───── Collected material ─────

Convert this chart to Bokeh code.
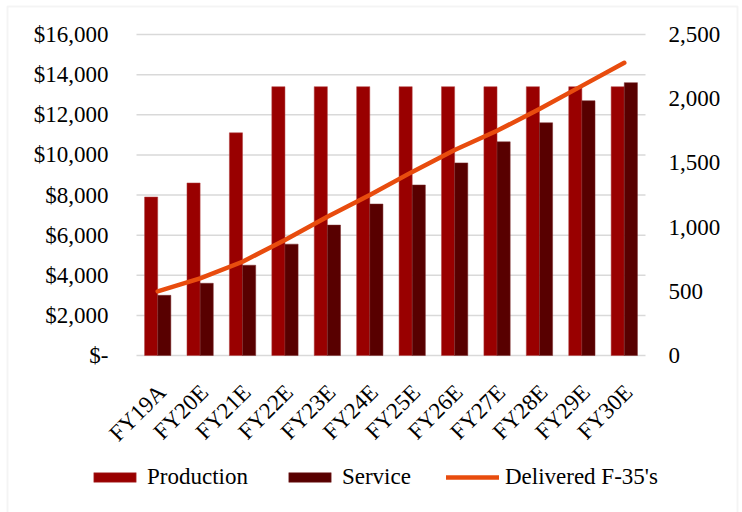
import math
from bokeh.plotting import figure
from bokeh.models import ColumnDataSource, Range1d, Legend, LegendItem, BoxAnnotation
from bokeh.core.properties import value
from bokeh.embed import file_html
from bokeh.resources import INLINE

years = ["FY19A", "FY20E", "FY21E", "FY22E", "FY23E", "FY24E",
         "FY25E", "FY26E", "FY27E", "FY28E", "FY29E", "FY30E"]
production = [7900, 8600, 11100, 13400, 13400, 13400, 13400, 13400, 13400, 13400, 13400, 13400]
service = [3000, 3600, 4500, 5550, 6500, 7550, 8500, 9600, 10650, 11600, 12700, 13600]
delivered = [500, 600, 730, 900, 1080, 1250, 1430, 1600, 1750, 1920, 2100, 2280]
left_ticks = [0, 2000, 4000, 6000, 8000, 10000, 12000, 14000, 16000]
left_labels = ["$-", "$2,000", "$4,000", "$6,000", "$8,000", "$10,000", "$12,000", "$14,000", "$16,000"]
right_ticks = [0, 500, 1000, 1500, 2000, 2500]
right_labels = ["0", "500", "1,000", "1,500", "2,000", "2,500"]

FONT = "Liberation Serif"
FS = "23px"
PROD_C = "#990000"
SERV_C = "#580000"
LINE_C = "#E84C0E"
GRID_C = "#d9d9d9"

# ---- layout (pixels of the 742x512 canvas) ----
W, H = 742, 512
PL, PR, PT, PB = 136, 645, 34, 355          # plot area
N = len(years)
SLOT = (PR - PL) / N
LMAX, RMAX = left_ticks[-1], right_ticks[-1]

def px2x(px):
    return -0.5 + (px - PL) / SLOT

def px2y(py, top=LMAX):
    return (PB - py) * top / (PB - PT)

idx = list(range(N))
src = ColumnDataSource(dict(idx=idx, years=years, production=production,
                            service=service, delivered=delivered,
                            prod_x=[i - 0.155 for i in idx], serv_x=[i + 0.155 for i in idx],
                            lab_x=[i + 0.1 for i in idx], lab_y=[px2y(388)] * N))

p = figure(width=W, height=H, output_backend="svg", toolbar_location=None,
           x_axis_type=None, y_axis_type=None,
           x_range=Range1d(px2x(0), px2x(W)), y_range=Range1d(px2y(H), px2y(0)),
           min_border=0, min_border_left=0, min_border_right=0, min_border_top=0, min_border_bottom=0)
p.extra_y_ranges = {"units": Range1d(px2y(H, RMAX), px2y(0, RMAX))}
p.title.visible = False
p.outline_line_color = None
p.background_fill_color = "white"
p.border_fill_color = "white"
p.xgrid.visible = False
p.ygrid.visible = False

# gridlines at the left-axis ticks
p.segment(x0=[-0.5] * len(left_ticks), x1=[N - 0.5] * len(left_ticks),
          y0=left_ticks, y1=left_ticks, line_color=GRID_C, line_width=1.5)

r1 = p.vbar(x="prod_x", top="production", width=0.31, source=src,
            fill_color=PROD_C, line_color="#b04040", line_width=0.5)
r2 = p.vbar(x="serv_x", top="service", width=0.31, source=src,
            fill_color=SERV_C, line_color="#7a2a2a", line_width=0.5)
r3 = p.line(x="idx", y="delivered", source=src, y_range_name="units",
            line_color=LINE_C, line_width=4.5, line_cap="round", line_join="round")

# left axis labels
p.text(x=[px2x(108)] * len(left_ticks), y=left_ticks, text=left_labels,
       text_align="right", text_baseline="middle", text_font=value(FONT),
       text_font_size=value(FS), text_color="black")
# right axis labels
p.text(x=[px2x(668)] * len(right_ticks), y=right_ticks, text=right_labels,
       y_range_name="units", text_align="left", text_baseline="middle",
       text_font=value(FONT), text_font_size=value(FS), text_color="black")
# category labels
p.text(x="lab_x", y="lab_y", text="years", source=src, angle=math.pi / 4,
       text_align="right", text_baseline="middle", text_font=value(FONT),
       text_font_size=value(FS), text_color="black")

legend = Legend(items=[LegendItem(label="Production", renderers=[r1]),
                       LegendItem(label="Service", renderers=[r2]),
                       LegendItem(label="Delivered F-35's", renderers=[r3])],
                orientation="horizontal", location=(88, 22),
                glyph_width=53, glyph_height=12, label_height=24, label_standoff=6,
                spacing=35, padding=0, margin=0,
                label_text_font=FONT, label_text_font_size=FS, label_text_color="black",
                border_line_color=None, background_fill_alpha=0)
p.add_layout(legend, "center")

frame = BoxAnnotation(left=7, right=737, top=6, bottom=530,
                      left_units="canvas", right_units="canvas", top_units="canvas", bottom_units="canvas",
                      fill_alpha=0, line_color=GRID_C, line_width=2)
p.add_layout(frame)

open("out.html", "w").write(file_html(p, INLINE))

─────

### Written request
Everything from the first line to the line with "from bokeh.resources import INLINE" must be repeated exactly, and nothing else. Leave the pictures out.

### Output
Convert this chart to Bokeh code.
import math
from bokeh.plotting import figure
from bokeh.models import ColumnDataSource, Range1d, Legend, LegendItem, BoxAnnotation
from bokeh.core.properties import value
from bokeh.embed import file_html
from bokeh.resources import INLINE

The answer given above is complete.